Extract each line of the data and write it out again exactly.
[BEGIN]
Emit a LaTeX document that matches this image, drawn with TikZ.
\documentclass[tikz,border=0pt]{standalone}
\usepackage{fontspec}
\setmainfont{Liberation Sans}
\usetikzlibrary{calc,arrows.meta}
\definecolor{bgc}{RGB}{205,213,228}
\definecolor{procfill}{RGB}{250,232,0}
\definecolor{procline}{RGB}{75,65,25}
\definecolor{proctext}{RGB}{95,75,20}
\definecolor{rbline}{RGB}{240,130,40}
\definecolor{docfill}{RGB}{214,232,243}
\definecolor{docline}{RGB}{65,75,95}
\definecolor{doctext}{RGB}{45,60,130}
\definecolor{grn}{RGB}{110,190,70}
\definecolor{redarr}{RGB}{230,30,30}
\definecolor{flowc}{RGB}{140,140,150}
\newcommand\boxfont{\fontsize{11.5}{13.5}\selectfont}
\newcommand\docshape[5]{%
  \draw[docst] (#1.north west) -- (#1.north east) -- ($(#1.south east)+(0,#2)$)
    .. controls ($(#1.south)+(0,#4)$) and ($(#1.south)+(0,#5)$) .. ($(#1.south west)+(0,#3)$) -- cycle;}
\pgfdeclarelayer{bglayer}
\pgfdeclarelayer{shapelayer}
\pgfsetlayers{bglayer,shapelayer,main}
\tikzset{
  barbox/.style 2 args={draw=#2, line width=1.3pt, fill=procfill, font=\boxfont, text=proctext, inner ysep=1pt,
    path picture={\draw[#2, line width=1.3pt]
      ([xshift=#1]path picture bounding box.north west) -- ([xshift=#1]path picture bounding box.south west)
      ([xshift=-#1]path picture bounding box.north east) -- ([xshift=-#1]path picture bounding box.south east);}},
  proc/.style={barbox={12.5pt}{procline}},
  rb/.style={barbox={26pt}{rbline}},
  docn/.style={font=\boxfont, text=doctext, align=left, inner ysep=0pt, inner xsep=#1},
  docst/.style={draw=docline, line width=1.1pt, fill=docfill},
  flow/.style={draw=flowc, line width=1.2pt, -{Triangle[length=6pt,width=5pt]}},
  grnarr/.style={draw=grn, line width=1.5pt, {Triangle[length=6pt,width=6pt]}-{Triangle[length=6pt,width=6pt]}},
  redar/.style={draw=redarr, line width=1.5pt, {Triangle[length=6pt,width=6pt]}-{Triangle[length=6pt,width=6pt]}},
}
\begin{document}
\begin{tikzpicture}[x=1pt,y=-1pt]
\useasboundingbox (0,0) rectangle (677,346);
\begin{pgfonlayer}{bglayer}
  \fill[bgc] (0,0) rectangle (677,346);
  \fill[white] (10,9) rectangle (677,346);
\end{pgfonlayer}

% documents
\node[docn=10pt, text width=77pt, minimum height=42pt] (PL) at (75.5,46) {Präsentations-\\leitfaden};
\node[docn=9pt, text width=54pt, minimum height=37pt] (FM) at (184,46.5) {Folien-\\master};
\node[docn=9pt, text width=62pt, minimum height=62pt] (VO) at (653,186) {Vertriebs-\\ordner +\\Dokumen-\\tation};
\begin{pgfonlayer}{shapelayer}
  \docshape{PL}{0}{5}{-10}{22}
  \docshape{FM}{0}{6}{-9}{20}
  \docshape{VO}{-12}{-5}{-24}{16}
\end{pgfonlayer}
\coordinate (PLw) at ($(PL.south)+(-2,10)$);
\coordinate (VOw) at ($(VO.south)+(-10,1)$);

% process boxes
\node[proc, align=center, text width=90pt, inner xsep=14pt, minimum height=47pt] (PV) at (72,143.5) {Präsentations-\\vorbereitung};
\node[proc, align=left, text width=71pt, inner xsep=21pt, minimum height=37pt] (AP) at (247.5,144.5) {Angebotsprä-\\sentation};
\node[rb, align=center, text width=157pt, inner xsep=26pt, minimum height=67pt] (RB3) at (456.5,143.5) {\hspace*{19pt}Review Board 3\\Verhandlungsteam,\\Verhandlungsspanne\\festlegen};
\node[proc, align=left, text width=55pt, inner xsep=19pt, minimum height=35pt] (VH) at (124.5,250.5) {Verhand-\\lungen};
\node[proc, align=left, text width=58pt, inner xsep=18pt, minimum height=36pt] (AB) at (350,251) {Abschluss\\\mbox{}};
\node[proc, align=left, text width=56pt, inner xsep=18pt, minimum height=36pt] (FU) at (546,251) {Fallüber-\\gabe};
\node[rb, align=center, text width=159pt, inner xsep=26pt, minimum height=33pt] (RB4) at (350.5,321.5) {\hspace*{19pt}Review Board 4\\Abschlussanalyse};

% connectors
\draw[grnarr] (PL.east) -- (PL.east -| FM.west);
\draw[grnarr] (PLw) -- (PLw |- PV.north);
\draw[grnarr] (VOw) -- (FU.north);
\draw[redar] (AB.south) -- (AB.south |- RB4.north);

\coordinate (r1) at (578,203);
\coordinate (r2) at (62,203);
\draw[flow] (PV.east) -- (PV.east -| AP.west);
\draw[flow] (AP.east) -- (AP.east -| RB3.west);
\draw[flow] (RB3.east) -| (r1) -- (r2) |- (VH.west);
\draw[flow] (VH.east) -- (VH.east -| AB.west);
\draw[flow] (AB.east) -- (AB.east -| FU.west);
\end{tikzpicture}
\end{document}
[END]
= TASK RESULT =
Emit a LaTeX document that matches this image, drawn with TikZ.
\documentclass[tikz,border=0pt]{standalone}
\usepackage{fontspec}
\setmainfont{Liberation Sans}
\usetikzlibrary{calc,arrows.meta}
\definecolor{bgc}{RGB}{205,213,228}
\definecolor{procfill}{RGB}{250,232,0}
\definecolor{procline}{RGB}{75,65,25}
\definecolor{proctext}{RGB}{95,75,20}
\definecolor{rbline}{RGB}{240,130,40}
\definecolor{docfill}{RGB}{214,232,243}
\definecolor{docline}{RGB}{65,75,95}
\definecolor{doctext}{RGB}{45,60,130}
\definecolor{grn}{RGB}{110,190,70}
\definecolor{redarr}{RGB}{230,30,30}
\definecolor{flowc}{RGB}{140,140,150}
\newcommand\boxfont{\fontsize{11.5}{13.5}\selectfont}
\newcommand\docshape[5]{%
  \draw[docst] (#1.north west) -- (#1.north east) -- ($(#1.south east)+(0,#2)$)
    .. controls ($(#1.south)+(0,#4)$) and ($(#1.south)+(0,#5)$) .. ($(#1.south west)+(0,#3)$) -- cycle;}
\pgfdeclarelayer{bglayer}
\pgfdeclarelayer{shapelayer}
\pgfsetlayers{bglayer,shapelayer,main}
\tikzset{
  barbox/.style 2 args={draw=#2, line width=1.3pt, fill=procfill, font=\boxfont, text=proctext, inner ysep=1pt,
    path picture={\draw[#2, line width=1.3pt]
      ([xshift=#1]path picture bounding box.north west) -- ([xshift=#1]path picture bounding box.south west)
      ([xshift=-#1]path picture bounding box.north east) -- ([xshift=-#1]path picture bounding box.south east);}},
  proc/.style={barbox={12.5pt}{procline}},
  rb/.style={barbox={26pt}{rbline}},
  docn/.style={font=\boxfont, text=doctext, align=left, inner ysep=0pt, inner xsep=#1},
  docst/.style={draw=docline, line width=1.1pt, fill=docfill},
  flow/.style={draw=flowc, line width=1.2pt, -{Triangle[length=6pt,width=5pt]}},
  grnarr/.style={draw=grn, line width=1.5pt, {Triangle[length=6pt,width=6pt]}-{Triangle[length=6pt,width=6pt]}},
  redar/.style={draw=redarr, line width=1.5pt, {Triangle[length=6pt,width=6pt]}-{Triangle[length=6pt,width=6pt]}},
}
\begin{document}
\begin{tikzpicture}[x=1pt,y=-1pt]
\useasboundingbox (0,0) rectangle (677,346);
\begin{pgfonlayer}{bglayer}
  \fill[bgc] (0,0) rectangle (677,346);
  \fill[white] (10,9) rectangle (677,346);
\end{pgfonlayer}

% documents
\node[docn=10pt, text width=77pt, minimum height=42pt] (PL) at (75.5,46) {Präsentations-\\leitfaden};
\node[docn=9pt, text width=54pt, minimum height=37pt] (FM) at (184,46.5) {Folien-\\master};
\node[docn=9pt, text width=62pt, minimum height=62pt] (VO) at (653,186) {Vertriebs-\\ordner +\\Dokumen-\\tation};
\begin{pgfonlayer}{shapelayer}
  \docshape{PL}{0}{5}{-10}{22}
  \docshape{FM}{0}{6}{-9}{20}
  \docshape{VO}{-12}{-5}{-24}{16}
\end{pgfonlayer}
\coordinate (PLw) at ($(PL.south)+(-2,10)$);
\coordinate (VOw) at ($(VO.south)+(-10,1)$);

% process boxes
\node[proc, align=center, text width=90pt, inner xsep=14pt, minimum height=47pt] (PV) at (72,143.5) {Präsentations-\\vorbereitung};
\node[proc, align=left, text width=71pt, inner xsep=21pt, minimum height=37pt] (AP) at (247.5,144.5) {Angebotsprä-\\sentation};
\node[rb, align=center, text width=157pt, inner xsep=26pt, minimum height=67pt] (RB3) at (456.5,143.5) {\hspace*{19pt}Review Board 3\\Verhandlungsteam,\\Verhandlungsspanne\\festlegen};
\node[proc, align=left, text width=55pt, inner xsep=19pt, minimum height=35pt] (VH) at (124.5,250.5) {Verhand-\\lungen};
\node[proc, align=left, text width=58pt, inner xsep=18pt, minimum height=36pt] (AB) at (350,251) {Abschluss\\\mbox{}};
\node[proc, align=left, text width=56pt, inner xsep=18pt, minimum height=36pt] (FU) at (546,251) {Fallüber-\\gabe};
\node[rb, align=center, text width=159pt, inner xsep=26pt, minimum height=33pt] (RB4) at (350.5,321.5) {\hspace*{19pt}Review Board 4\\Abschlussanalyse};

% connectors
\draw[grnarr] (PL.east) -- (PL.east -| FM.west);
\draw[grnarr] (PLw) -- (PLw |- PV.north);
\draw[grnarr] (VOw) -- (FU.north);
\draw[redar] (AB.south) -- (AB.south |- RB4.north);

\coordinate (r1) at (578,203);
\coordinate (r2) at (62,203);
\draw[flow] (PV.east) -- (PV.east -| AP.west);
\draw[flow] (AP.east) -- (AP.east -| RB3.west);
\draw[flow] (RB3.east) -| (r1) -- (r2) |- (VH.west);
\draw[flow] (VH.east) -- (VH.east -| AB.west);
\draw[flow] (AB.east) -- (AB.east -| FU.west);
\end{tikzpicture}
\end{document}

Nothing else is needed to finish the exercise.